Reproduce each line of the material exactly, minus any picture.

## PROVIDED MATERIAL
════════════════

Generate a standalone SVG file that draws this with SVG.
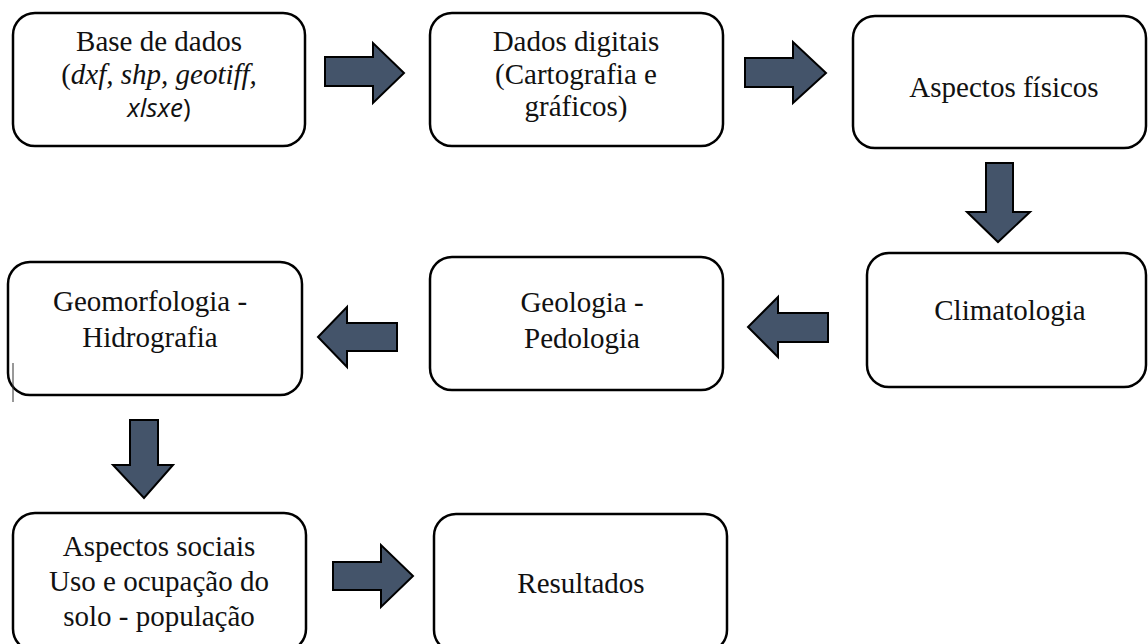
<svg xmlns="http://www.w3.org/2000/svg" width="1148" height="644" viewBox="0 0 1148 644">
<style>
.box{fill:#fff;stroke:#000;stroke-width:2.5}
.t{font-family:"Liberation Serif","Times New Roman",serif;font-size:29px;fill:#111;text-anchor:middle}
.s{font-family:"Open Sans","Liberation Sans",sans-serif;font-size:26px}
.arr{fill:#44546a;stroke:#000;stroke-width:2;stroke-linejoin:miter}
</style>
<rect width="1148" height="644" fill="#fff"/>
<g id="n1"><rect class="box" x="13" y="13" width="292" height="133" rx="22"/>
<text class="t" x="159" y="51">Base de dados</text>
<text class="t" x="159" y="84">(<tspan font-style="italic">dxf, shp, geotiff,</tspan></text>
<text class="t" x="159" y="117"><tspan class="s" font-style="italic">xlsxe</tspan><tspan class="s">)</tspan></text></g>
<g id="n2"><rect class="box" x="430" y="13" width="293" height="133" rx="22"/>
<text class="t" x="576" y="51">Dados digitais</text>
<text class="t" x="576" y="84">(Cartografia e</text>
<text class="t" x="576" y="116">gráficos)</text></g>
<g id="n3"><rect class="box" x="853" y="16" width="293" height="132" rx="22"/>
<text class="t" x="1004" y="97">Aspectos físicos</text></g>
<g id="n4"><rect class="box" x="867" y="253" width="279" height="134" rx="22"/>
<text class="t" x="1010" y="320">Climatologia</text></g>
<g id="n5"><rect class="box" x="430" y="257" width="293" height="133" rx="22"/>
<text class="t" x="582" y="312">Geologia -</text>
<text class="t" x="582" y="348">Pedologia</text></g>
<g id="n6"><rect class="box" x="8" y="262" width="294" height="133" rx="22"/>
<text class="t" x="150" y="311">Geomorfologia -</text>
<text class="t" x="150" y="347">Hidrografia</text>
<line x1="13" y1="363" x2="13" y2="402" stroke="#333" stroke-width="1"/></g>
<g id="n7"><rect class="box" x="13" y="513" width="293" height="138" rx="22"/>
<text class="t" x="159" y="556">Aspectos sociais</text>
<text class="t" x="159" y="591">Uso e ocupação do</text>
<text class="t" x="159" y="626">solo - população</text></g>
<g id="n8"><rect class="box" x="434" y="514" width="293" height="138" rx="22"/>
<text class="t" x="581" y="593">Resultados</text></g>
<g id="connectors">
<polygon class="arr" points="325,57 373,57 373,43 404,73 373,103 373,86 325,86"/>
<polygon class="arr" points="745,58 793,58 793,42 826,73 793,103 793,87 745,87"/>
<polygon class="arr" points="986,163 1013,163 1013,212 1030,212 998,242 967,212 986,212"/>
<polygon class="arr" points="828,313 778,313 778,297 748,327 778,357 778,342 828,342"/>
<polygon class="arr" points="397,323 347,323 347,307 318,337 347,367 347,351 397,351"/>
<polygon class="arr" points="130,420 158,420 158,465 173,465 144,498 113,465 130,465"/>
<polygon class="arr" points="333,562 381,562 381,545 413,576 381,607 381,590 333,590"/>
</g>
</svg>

════════════════

## TASK ANSWER
Generate a standalone SVG file that draws this with SVG.
<svg xmlns="http://www.w3.org/2000/svg" width="1148" height="644" viewBox="0 0 1148 644">
<style>
.box{fill:#fff;stroke:#000;stroke-width:2.5}
.t{font-family:"Liberation Serif","Times New Roman",serif;font-size:29px;fill:#111;text-anchor:middle}
.s{font-family:"Open Sans","Liberation Sans",sans-serif;font-size:26px}
.arr{fill:#44546a;stroke:#000;stroke-width:2;stroke-linejoin:miter}
</style>
<rect width="1148" height="644" fill="#fff"/>
<g id="n1"><rect class="box" x="13" y="13" width="292" height="133" rx="22"/>
<text class="t" x="159" y="51">Base de dados</text>
<text class="t" x="159" y="84">(<tspan font-style="italic">dxf, shp, geotiff,</tspan></text>
<text class="t" x="159" y="117"><tspan class="s" font-style="italic">xlsxe</tspan><tspan class="s">)</tspan></text></g>
<g id="n2"><rect class="box" x="430" y="13" width="293" height="133" rx="22"/>
<text class="t" x="576" y="51">Dados digitais</text>
<text class="t" x="576" y="84">(Cartografia e</text>
<text class="t" x="576" y="116">gráficos)</text></g>
<g id="n3"><rect class="box" x="853" y="16" width="293" height="132" rx="22"/>
<text class="t" x="1004" y="97">Aspectos físicos</text></g>
<g id="n4"><rect class="box" x="867" y="253" width="279" height="134" rx="22"/>
<text class="t" x="1010" y="320">Climatologia</text></g>
<g id="n5"><rect class="box" x="430" y="257" width="293" height="133" rx="22"/>
<text class="t" x="582" y="312">Geologia -</text>
<text class="t" x="582" y="348">Pedologia</text></g>
<g id="n6"><rect class="box" x="8" y="262" width="294" height="133" rx="22"/>
<text class="t" x="150" y="311">Geomorfologia -</text>
<text class="t" x="150" y="347">Hidrografia</text>
<line x1="13" y1="363" x2="13" y2="402" stroke="#333" stroke-width="1"/></g>
<g id="n7"><rect class="box" x="13" y="513" width="293" height="138" rx="22"/>
<text class="t" x="159" y="556">Aspectos sociais</text>
<text class="t" x="159" y="591">Uso e ocupação do</text>
<text class="t" x="159" y="626">solo - população</text></g>
<g id="n8"><rect class="box" x="434" y="514" width="293" height="138" rx="22"/>
<text class="t" x="581" y="593">Resultados</text></g>
<g id="connectors">
<polygon class="arr" points="325,57 373,57 373,43 404,73 373,103 373,86 325,86"/>
<polygon class="arr" points="745,58 793,58 793,42 826,73 793,103 793,87 745,87"/>
<polygon class="arr" points="986,163 1013,163 1013,212 1030,212 998,242 967,212 986,212"/>
<polygon class="arr" points="828,313 778,313 778,297 748,327 778,357 778,342 828,342"/>
<polygon class="arr" points="397,323 347,323 347,307 318,337 347,367 347,351 397,351"/>
<polygon class="arr" points="130,420 158,420 158,465 173,465 144,498 113,465 130,465"/>
<polygon class="arr" points="333,562 381,562 381,545 413,576 381,607 381,590 333,590"/>
</g>
</svg>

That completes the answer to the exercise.